**Instruction:** Only the lines from the one containing "Output the Python" through the one containing "color='black', markersize=9)" belong in the answer; copy them exactly and leave out pictures.

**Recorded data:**
>>>>

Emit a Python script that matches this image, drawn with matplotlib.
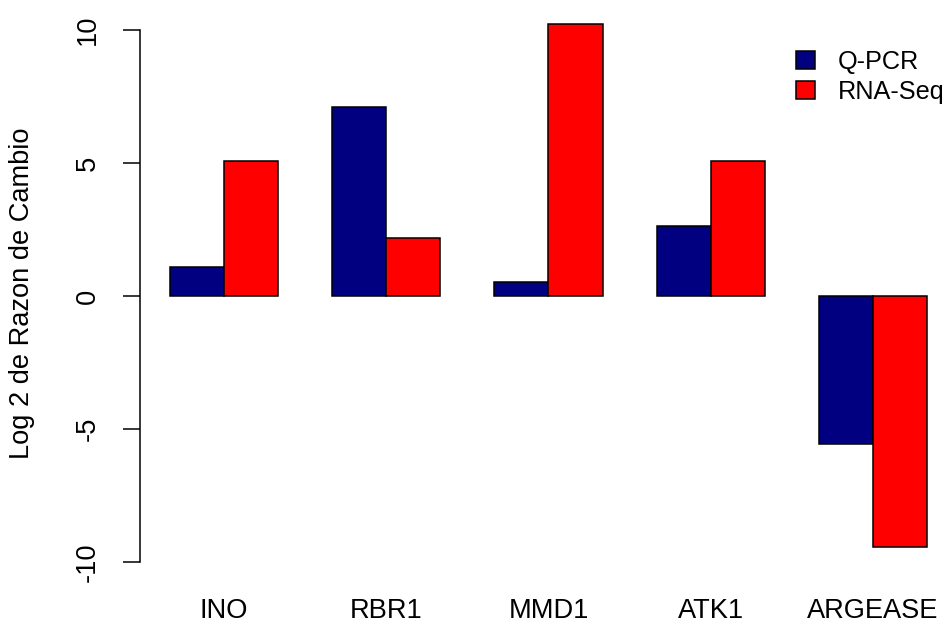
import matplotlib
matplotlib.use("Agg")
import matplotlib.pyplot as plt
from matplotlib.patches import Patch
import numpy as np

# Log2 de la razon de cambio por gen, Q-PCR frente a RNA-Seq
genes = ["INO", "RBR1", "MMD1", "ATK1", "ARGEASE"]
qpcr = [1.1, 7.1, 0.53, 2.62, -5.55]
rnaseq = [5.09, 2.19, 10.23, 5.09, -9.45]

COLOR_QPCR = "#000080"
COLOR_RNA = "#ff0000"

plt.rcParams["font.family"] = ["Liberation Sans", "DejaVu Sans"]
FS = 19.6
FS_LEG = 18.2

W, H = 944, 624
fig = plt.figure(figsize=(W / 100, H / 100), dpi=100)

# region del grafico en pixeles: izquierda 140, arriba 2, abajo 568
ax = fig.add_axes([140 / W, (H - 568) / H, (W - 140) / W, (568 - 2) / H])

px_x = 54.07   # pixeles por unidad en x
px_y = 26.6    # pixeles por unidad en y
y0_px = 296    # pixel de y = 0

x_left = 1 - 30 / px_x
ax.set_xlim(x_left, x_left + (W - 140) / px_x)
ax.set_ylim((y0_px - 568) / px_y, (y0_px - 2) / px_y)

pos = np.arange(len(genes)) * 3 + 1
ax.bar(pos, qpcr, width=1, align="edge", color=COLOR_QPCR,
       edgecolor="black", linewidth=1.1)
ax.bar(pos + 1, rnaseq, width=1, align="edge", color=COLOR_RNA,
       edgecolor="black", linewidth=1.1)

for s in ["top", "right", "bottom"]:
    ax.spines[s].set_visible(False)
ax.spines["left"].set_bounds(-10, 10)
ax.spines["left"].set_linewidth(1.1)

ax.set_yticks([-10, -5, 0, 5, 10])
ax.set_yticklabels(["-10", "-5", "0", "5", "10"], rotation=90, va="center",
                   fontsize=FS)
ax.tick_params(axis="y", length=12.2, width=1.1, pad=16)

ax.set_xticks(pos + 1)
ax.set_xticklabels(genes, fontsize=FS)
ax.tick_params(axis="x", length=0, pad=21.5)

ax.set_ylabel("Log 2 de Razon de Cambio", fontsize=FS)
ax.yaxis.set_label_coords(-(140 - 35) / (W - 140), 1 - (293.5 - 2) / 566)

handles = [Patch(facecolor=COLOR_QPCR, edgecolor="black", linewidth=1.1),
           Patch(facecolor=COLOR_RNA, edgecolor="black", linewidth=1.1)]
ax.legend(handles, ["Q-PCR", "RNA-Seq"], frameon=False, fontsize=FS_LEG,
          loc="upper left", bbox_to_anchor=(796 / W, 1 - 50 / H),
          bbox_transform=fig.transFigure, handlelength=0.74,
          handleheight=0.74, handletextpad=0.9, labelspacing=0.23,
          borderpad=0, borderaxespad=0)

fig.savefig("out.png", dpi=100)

<<<<
>>>>

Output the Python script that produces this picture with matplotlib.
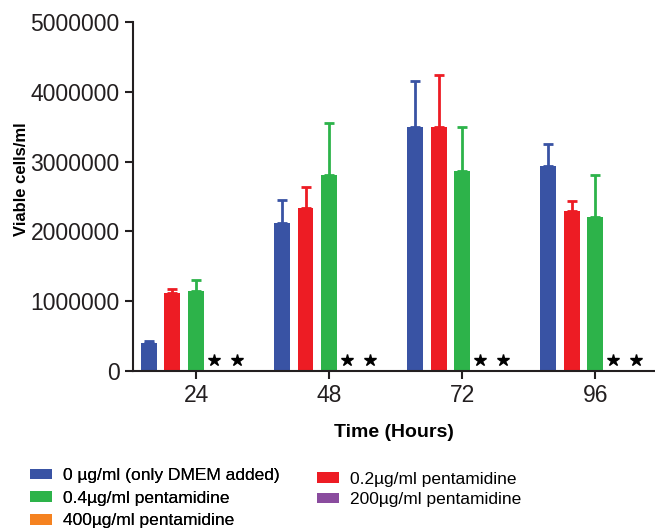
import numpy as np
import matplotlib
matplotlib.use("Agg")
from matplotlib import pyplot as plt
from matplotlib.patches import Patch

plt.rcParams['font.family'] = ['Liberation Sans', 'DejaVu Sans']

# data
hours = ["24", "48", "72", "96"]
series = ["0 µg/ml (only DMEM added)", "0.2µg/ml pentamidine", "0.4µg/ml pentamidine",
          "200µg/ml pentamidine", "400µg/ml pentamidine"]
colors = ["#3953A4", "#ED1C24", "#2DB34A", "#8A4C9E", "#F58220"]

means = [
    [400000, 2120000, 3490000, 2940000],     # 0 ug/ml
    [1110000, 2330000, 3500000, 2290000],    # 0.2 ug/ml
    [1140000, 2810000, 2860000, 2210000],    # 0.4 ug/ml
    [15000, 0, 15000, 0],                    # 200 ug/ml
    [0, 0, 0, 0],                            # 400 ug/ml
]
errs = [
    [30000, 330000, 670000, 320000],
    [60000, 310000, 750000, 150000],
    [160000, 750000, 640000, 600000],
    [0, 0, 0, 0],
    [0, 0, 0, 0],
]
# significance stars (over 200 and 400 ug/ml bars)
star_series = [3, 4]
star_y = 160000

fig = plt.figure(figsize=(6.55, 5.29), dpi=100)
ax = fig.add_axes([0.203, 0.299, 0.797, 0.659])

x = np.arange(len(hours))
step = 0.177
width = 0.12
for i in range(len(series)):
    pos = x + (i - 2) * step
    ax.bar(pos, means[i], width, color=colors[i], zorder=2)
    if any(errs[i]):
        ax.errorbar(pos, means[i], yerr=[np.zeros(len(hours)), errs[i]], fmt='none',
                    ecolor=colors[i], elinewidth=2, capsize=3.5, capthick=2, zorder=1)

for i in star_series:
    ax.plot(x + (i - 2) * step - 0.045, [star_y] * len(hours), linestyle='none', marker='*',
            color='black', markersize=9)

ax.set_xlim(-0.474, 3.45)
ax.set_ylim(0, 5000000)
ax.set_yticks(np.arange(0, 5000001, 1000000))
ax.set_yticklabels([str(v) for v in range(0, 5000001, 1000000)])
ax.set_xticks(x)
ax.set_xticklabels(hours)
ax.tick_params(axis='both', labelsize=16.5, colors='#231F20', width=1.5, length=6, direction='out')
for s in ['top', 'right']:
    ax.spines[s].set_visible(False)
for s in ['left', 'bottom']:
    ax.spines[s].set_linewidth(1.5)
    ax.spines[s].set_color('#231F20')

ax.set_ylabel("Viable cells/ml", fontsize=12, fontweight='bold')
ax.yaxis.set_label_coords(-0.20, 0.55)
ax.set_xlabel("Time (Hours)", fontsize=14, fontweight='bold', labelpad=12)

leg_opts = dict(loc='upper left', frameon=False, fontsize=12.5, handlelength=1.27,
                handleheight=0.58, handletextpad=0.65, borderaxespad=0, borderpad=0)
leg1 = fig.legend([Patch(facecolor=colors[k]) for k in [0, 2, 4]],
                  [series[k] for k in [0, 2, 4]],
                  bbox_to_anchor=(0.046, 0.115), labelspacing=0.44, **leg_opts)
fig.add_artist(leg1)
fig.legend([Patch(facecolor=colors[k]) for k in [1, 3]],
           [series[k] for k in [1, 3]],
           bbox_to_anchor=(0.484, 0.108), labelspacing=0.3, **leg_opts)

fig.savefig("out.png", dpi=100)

<<<<

**Solution to this task:**
Output the Python script that produces this picture with matplotlib.
import numpy as np
import matplotlib
matplotlib.use("Agg")
from matplotlib import pyplot as plt
from matplotlib.patches import Patch

plt.rcParams['font.family'] = ['Liberation Sans', 'DejaVu Sans']

# data
hours = ["24", "48", "72", "96"]
series = ["0 µg/ml (only DMEM added)", "0.2µg/ml pentamidine", "0.4µg/ml pentamidine",
          "200µg/ml pentamidine", "400µg/ml pentamidine"]
colors = ["#3953A4", "#ED1C24", "#2DB34A", "#8A4C9E", "#F58220"]

means = [
    [400000, 2120000, 3490000, 2940000],     # 0 ug/ml
    [1110000, 2330000, 3500000, 2290000],    # 0.2 ug/ml
    [1140000, 2810000, 2860000, 2210000],    # 0.4 ug/ml
    [15000, 0, 15000, 0],                    # 200 ug/ml
    [0, 0, 0, 0],                            # 400 ug/ml
]
errs = [
    [30000, 330000, 670000, 320000],
    [60000, 310000, 750000, 150000],
    [160000, 750000, 640000, 600000],
    [0, 0, 0, 0],
    [0, 0, 0, 0],
]
# significance stars (over 200 and 400 ug/ml bars)
star_series = [3, 4]
star_y = 160000

fig = plt.figure(figsize=(6.55, 5.29), dpi=100)
ax = fig.add_axes([0.203, 0.299, 0.797, 0.659])

x = np.arange(len(hours))
step = 0.177
width = 0.12
for i in range(len(series)):
    pos = x + (i - 2) * step
    ax.bar(pos, means[i], width, color=colors[i], zorder=2)
    if any(errs[i]):
        ax.errorbar(pos, means[i], yerr=[np.zeros(len(hours)), errs[i]], fmt='none',
                    ecolor=colors[i], elinewidth=2, capsize=3.5, capthick=2, zorder=1)

for i in star_series:
    ax.plot(x + (i - 2) * step - 0.045, [star_y] * len(hours), linestyle='none', marker='*',
            color='black', markersize=9)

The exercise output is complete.